Information shown:

(begin)

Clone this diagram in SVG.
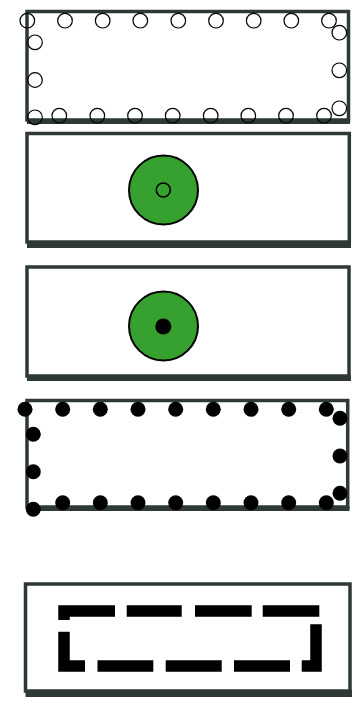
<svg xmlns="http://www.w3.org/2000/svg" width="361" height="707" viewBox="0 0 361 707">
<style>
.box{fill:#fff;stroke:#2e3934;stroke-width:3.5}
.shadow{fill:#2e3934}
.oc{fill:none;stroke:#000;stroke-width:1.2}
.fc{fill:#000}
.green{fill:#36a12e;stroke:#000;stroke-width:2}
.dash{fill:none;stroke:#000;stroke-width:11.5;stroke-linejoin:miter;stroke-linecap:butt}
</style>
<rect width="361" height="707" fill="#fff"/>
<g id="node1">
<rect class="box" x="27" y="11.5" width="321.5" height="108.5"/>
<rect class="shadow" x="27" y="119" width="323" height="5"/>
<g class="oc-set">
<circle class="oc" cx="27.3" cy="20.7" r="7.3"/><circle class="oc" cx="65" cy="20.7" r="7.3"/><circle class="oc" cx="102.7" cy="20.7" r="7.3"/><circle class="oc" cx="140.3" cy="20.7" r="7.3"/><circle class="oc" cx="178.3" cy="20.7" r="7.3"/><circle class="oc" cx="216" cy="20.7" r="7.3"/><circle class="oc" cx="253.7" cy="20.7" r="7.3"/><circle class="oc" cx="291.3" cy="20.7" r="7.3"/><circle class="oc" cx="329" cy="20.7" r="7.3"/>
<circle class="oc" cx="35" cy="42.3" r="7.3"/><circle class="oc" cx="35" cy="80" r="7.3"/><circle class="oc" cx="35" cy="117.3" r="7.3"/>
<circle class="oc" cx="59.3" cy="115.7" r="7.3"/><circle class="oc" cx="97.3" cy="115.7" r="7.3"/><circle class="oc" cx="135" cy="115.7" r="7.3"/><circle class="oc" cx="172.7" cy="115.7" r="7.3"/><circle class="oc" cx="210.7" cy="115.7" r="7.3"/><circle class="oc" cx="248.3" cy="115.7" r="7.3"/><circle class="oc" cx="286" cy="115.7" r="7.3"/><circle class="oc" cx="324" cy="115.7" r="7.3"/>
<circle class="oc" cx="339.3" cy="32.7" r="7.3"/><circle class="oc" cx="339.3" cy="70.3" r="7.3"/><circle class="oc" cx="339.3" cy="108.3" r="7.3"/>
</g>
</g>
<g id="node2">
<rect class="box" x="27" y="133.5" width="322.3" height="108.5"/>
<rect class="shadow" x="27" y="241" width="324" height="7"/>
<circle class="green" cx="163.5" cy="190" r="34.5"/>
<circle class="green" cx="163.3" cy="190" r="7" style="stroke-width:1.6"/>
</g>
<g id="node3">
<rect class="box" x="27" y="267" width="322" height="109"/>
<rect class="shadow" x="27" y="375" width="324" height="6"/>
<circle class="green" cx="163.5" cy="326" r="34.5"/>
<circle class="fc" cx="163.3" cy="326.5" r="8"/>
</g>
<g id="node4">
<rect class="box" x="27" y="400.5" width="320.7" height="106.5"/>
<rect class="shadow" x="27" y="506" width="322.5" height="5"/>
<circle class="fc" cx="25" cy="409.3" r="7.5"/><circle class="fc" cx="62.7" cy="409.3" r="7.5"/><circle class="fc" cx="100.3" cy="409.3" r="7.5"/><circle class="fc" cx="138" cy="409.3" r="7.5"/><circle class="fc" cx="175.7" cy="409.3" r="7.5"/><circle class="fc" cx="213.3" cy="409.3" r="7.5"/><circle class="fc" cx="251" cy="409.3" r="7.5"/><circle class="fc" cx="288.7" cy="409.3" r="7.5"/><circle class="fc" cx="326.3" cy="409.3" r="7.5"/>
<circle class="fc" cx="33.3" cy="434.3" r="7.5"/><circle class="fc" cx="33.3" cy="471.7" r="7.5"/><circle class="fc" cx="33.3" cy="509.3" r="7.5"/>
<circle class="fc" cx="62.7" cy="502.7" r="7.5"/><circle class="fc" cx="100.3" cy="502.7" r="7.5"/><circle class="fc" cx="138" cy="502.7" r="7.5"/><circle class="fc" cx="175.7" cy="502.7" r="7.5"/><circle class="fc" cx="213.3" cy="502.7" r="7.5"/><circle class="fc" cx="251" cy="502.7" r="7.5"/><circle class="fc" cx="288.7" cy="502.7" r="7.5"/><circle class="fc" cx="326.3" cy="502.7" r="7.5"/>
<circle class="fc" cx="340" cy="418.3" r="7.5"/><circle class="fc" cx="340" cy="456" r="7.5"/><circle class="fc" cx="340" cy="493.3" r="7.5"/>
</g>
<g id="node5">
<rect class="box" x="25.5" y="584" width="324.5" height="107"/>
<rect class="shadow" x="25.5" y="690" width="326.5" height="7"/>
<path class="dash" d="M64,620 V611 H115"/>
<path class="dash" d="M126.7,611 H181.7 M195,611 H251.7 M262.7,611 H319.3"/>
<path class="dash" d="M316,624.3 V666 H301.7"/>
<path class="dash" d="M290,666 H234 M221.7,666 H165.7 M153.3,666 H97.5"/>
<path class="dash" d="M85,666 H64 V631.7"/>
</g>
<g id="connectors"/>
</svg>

(end)

Copy all the data exactly as written, but skip any picture.

Clone this diagram in SVG.
<svg xmlns="http://www.w3.org/2000/svg" width="361" height="707" viewBox="0 0 361 707">
<style>
.box{fill:#fff;stroke:#2e3934;stroke-width:3.5}
.shadow{fill:#2e3934}
.oc{fill:none;stroke:#000;stroke-width:1.2}
.fc{fill:#000}
.green{fill:#36a12e;stroke:#000;stroke-width:2}
.dash{fill:none;stroke:#000;stroke-width:11.5;stroke-linejoin:miter;stroke-linecap:butt}
</style>
<rect width="361" height="707" fill="#fff"/>
<g id="node1">
<rect class="box" x="27" y="11.5" width="321.5" height="108.5"/>
<rect class="shadow" x="27" y="119" width="323" height="5"/>
<g class="oc-set">
<circle class="oc" cx="27.3" cy="20.7" r="7.3"/><circle class="oc" cx="65" cy="20.7" r="7.3"/><circle class="oc" cx="102.7" cy="20.7" r="7.3"/><circle class="oc" cx="140.3" cy="20.7" r="7.3"/><circle class="oc" cx="178.3" cy="20.7" r="7.3"/><circle class="oc" cx="216" cy="20.7" r="7.3"/><circle class="oc" cx="253.7" cy="20.7" r="7.3"/><circle class="oc" cx="291.3" cy="20.7" r="7.3"/><circle class="oc" cx="329" cy="20.7" r="7.3"/>
<circle class="oc" cx="35" cy="42.3" r="7.3"/><circle class="oc" cx="35" cy="80" r="7.3"/><circle class="oc" cx="35" cy="117.3" r="7.3"/>
<circle class="oc" cx="59.3" cy="115.7" r="7.3"/><circle class="oc" cx="97.3" cy="115.7" r="7.3"/><circle class="oc" cx="135" cy="115.7" r="7.3"/><circle class="oc" cx="172.7" cy="115.7" r="7.3"/><circle class="oc" cx="210.7" cy="115.7" r="7.3"/><circle class="oc" cx="248.3" cy="115.7" r="7.3"/><circle class="oc" cx="286" cy="115.7" r="7.3"/><circle class="oc" cx="324" cy="115.7" r="7.3"/>
<circle class="oc" cx="339.3" cy="32.7" r="7.3"/><circle class="oc" cx="339.3" cy="70.3" r="7.3"/><circle class="oc" cx="339.3" cy="108.3" r="7.3"/>
</g>
</g>
<g id="node2">
<rect class="box" x="27" y="133.5" width="322.3" height="108.5"/>
<rect class="shadow" x="27" y="241" width="324" height="7"/>
<circle class="green" cx="163.5" cy="190" r="34.5"/>
<circle class="green" cx="163.3" cy="190" r="7" style="stroke-width:1.6"/>
</g>
<g id="node3">
<rect class="box" x="27" y="267" width="322" height="109"/>
<rect class="shadow" x="27" y="375" width="324" height="6"/>
<circle class="green" cx="163.5" cy="326" r="34.5"/>
<circle class="fc" cx="163.3" cy="326.5" r="8"/>
</g>
<g id="node4">
<rect class="box" x="27" y="400.5" width="320.7" height="106.5"/>
<rect class="shadow" x="27" y="506" width="322.5" height="5"/>
<circle class="fc" cx="25" cy="409.3" r="7.5"/><circle class="fc" cx="62.7" cy="409.3" r="7.5"/><circle class="fc" cx="100.3" cy="409.3" r="7.5"/><circle class="fc" cx="138" cy="409.3" r="7.5"/><circle class="fc" cx="175.7" cy="409.3" r="7.5"/><circle class="fc" cx="213.3" cy="409.3" r="7.5"/><circle class="fc" cx="251" cy="409.3" r="7.5"/><circle class="fc" cx="288.7" cy="409.3" r="7.5"/><circle class="fc" cx="326.3" cy="409.3" r="7.5"/>
<circle class="fc" cx="33.3" cy="434.3" r="7.5"/><circle class="fc" cx="33.3" cy="471.7" r="7.5"/><circle class="fc" cx="33.3" cy="509.3" r="7.5"/>
<circle class="fc" cx="62.7" cy="502.7" r="7.5"/><circle class="fc" cx="100.3" cy="502.7" r="7.5"/><circle class="fc" cx="138" cy="502.7" r="7.5"/><circle class="fc" cx="175.7" cy="502.7" r="7.5"/><circle class="fc" cx="213.3" cy="502.7" r="7.5"/><circle class="fc" cx="251" cy="502.7" r="7.5"/><circle class="fc" cx="288.7" cy="502.7" r="7.5"/><circle class="fc" cx="326.3" cy="502.7" r="7.5"/>
<circle class="fc" cx="340" cy="418.3" r="7.5"/><circle class="fc" cx="340" cy="456" r="7.5"/><circle class="fc" cx="340" cy="493.3" r="7.5"/>
</g>
<g id="node5">
<rect class="box" x="25.5" y="584" width="324.5" height="107"/>
<rect class="shadow" x="25.5" y="690" width="326.5" height="7"/>
<path class="dash" d="M64,620 V611 H115"/>
<path class="dash" d="M126.7,611 H181.7 M195,611 H251.7 M262.7,611 H319.3"/>
<path class="dash" d="M316,624.3 V666 H301.7"/>
<path class="dash" d="M290,666 H234 M221.7,666 H165.7 M153.3,666 H97.5"/>
<path class="dash" d="M85,666 H64 V631.7"/>
</g>
<g id="connectors"/>
</svg>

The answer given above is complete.